Cisco Systems said Thursday that it's buying the assets of router-maker Procket Networks.

Procket sells high-end, high-bandwidth routers to service providers, a market that Cisco has been aggressively courting. Over recent years, Cisco has lost market share in the space to Juniper Networks; Cisco still dominates the market, with a 59% share compared to Juniper's 34%, but that percentage is down from 70% two years ago.

Yet in some ways, it's a curious purchase.
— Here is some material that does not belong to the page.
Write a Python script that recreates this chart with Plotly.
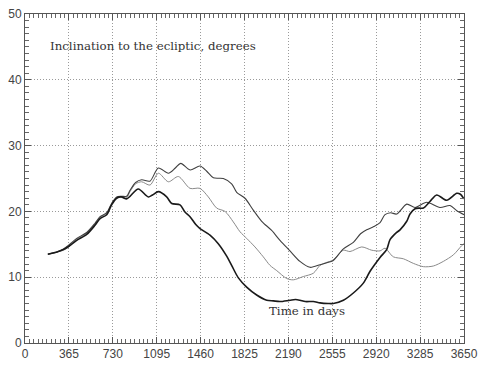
import plotly.graph_objects as go

# ---- data ----
x_ticks = [0, 365, 730, 1095, 1460, 1825, 2190, 2555, 2920, 3285, 3650]
y_ticks = [0, 10, 20, 30, 40, 50]

days_a = [190, 260, 320, 365, 430, 513, 582, 624, 679, 720, 762, 800, 845, 873, 920, 970, 1039,
          1109, 1192, 1250, 1295, 1372, 1455, 1511, 1566, 1649, 1718, 1760, 1829, 1898, 1968,
          2051, 2120, 2203, 2286, 2370, 2453, 2510, 2560, 2647, 2730, 2790, 2841, 2900, 2952,
          2993, 3040, 3090, 3174, 3243, 3340, 3450, 3534, 3590, 3650]
incl_a = [13.5, 13.8, 14.3, 14.9, 15.9, 16.8, 18.2, 19.2, 19.8, 21.2, 22.2, 22.3, 22.3, 23.2, 24.4, 24.8, 24.6,
          26.6, 25.8, 26.6, 27.3, 26.3, 26.9, 26.1, 25.1, 25.0, 24.2, 22.9, 22.0, 20.2, 18.5,
          17.1, 15.6, 14.0, 12.4, 11.5, 11.9, 12.2, 12.5, 14.3, 15.3, 16.6, 17.2, 17.7, 18.3,
          19.5, 19.8, 19.6, 21.1, 20.6, 21.4, 20.6, 20.9, 20.1, 19.5]

days_b = [190, 260, 320, 365, 430, 513, 582, 624, 679, 720, 762, 800, 845, 873, 920, 970, 1039,
          1109, 1192, 1275, 1372, 1455, 1524, 1594, 1663, 1732, 1788, 1843, 1912, 1981, 2037,
          2093, 2176, 2231, 2314, 2397, 2453, 2500, 2560, 2647, 2702, 2800, 2883, 2952, 2993,
          3062, 3146, 3229, 3312, 3395, 3478, 3562, 3631, 3650]
incl_b = [13.5, 13.8, 14.1, 14.6, 15.8, 16.7, 18.1, 19.1, 19.7, 21.1, 22.1, 22.2, 22.1, 23.0, 24.2, 24.5, 24.0,
          25.8, 24.5, 25.3, 23.5, 23.5, 22.2, 20.5, 20.0, 18.4, 16.9, 15.9, 14.6, 13.1, 11.8,
          11.0, 9.8, 9.6, 10.1, 10.6, 11.8, 12.2, 12.6, 14.1, 13.9, 14.6, 14.1, 14.0, 14.4,
          13.1, 12.8, 12.1, 11.6, 11.7, 12.4, 13.4, 14.8, 15.1]

days_c = [190, 260, 320, 365, 430, 513, 582, 624, 679, 720, 762, 800, 845, 873, 942, 1025, 1060,
          1109, 1178, 1220, 1289, 1330, 1372, 1420, 1455, 1538, 1607, 1677, 1718, 1774, 1843,
          1926, 2010, 2065, 2120, 2203, 2250, 2286, 2330, 2397, 2453, 2520, 2563, 2647, 2730,
          2813, 2869, 2952, 3007, 3035, 3090, 3118, 3174, 3201, 3243, 3280, 3312, 3367, 3423,
          3506, 3590, 3620, 3650]
incl_c = [13.5, 13.8, 14.2, 14.7, 15.6, 16.5, 17.9, 18.9, 19.5, 21.0, 22.0, 22.2, 21.9, 22.3, 23.4, 22.2, 22.5,
          23.0, 22.2, 21.2, 21.0, 19.9, 19.2, 18.0, 17.4, 16.4, 15.1, 13.2, 11.8, 9.9, 8.5,
          7.3, 6.5, 6.4, 6.3, 6.5, 6.6, 6.5, 6.3, 6.3, 6.1, 6.0, 6.0, 6.5, 7.6,
          9.1, 10.9, 13.0, 14.2, 15.7, 16.8, 17.2, 18.5, 19.6, 20.4, 20.5, 20.5, 21.5, 22.5,
          21.7, 22.75, 22.6, 21.9]

label_top = "Inclination to the ecliptic, degrees"
label_time = "Time in days"

# ---- figure ----
fig = go.Figure()
fig.add_trace(go.Scatter(x=days_b, y=incl_b, mode="lines",
                         line=dict(color="#8a8a8a", width=1, shape="spline", smoothing=0.8),
                         showlegend=False))
fig.add_trace(go.Scatter(x=days_a, y=incl_a, mode="lines",
                         line=dict(color="#404040", width=1.1, shape="spline", smoothing=0.8),
                         showlegend=False))
fig.add_trace(go.Scatter(x=days_c, y=incl_c, mode="lines",
                         line=dict(color="#1a1a1a", width=1.6, shape="spline", smoothing=0.8),
                         showlegend=False))

fig.add_annotation(x=191, y=45.2, xref="x", yref="y", text=label_top, showarrow=False,
                   xanchor="left", yanchor="middle",
                   font=dict(family="DejaVu Serif", size=11.8, color="#333333"))
fig.add_annotation(x=2010, y=4.9, xref="x", yref="y", text=label_time, showarrow=False,
                   xanchor="left", yanchor="middle",
                   font=dict(family="DejaVu Serif", size=11.8, color="#333333"))

axis_common = dict(
    showline=True, linecolor="#555555", linewidth=1, mirror="ticks",
    ticks="inside", tickcolor="#555555", ticklen=6, tickwidth=1,
    showgrid=True, gridcolor="#9a9a9a", griddash="1px,2px", gridwidth=1,
    zeroline=False, automargin=False,
    tickfont=dict(family="Liberation Sans", size=12, color="#444444"),
)

fig.update_xaxes(range=[0, 3650], tickmode="array", tickvals=x_ticks,
                 ticktext=[str(v) for v in x_ticks],
                 minor=dict(dtick=36.5, tick0=0, ticks="inside", ticklen=4,
                            tickcolor="#666666", showgrid=False),
                 **axis_common)
fig.update_yaxes(range=[0, 50], tickmode="array", tickvals=y_ticks,
                 ticktext=[str(v) for v in y_ticks],
                 minor=dict(dtick=1, tick0=0, ticks="inside", ticklen=4,
                            tickcolor="#666666", showgrid=False),
                 **axis_common)

fig.update_layout(width=492, height=371,
                  margin=dict(l=25, r=28, t=14, b=28),
                  paper_bgcolor="white", plot_bgcolor="white")

fig.write_html("out.html", config={"displayModeBar": False, "staticPlot": True},
               post_script="document.body.style.margin='0px';document.body.style.overflow='hidden';")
Just last month, Cisco launched the CRS-1, or Carrier Routing System, a new router which fills holes in the competition against Juniper, and which cost the company four years and $500 million to develop.

As such, Pacific Growth Equities analyst Erik Suppinger says Cisco may be looking to benefit more from Procket's customers than its technology. "It would clearly have overlap with their existing product line," he says. "But they do have highly regarded technology, and it is installed in some sizable accounts."

In a statement, Cisco execs indicated they were making the purchase for access to Procket's engineers, more so than for its product line. It's a spin that falls in line with the cagey answer Cisco CEO John Chambers gave to a question during a keynote at Bear Stearns' 15th Annual Technology Conference in New York on Tuesday. "I'm not going to buy another router company for a router," he said when asked about rumors of the purchase. "I could not be more comfortable with our routing strategy."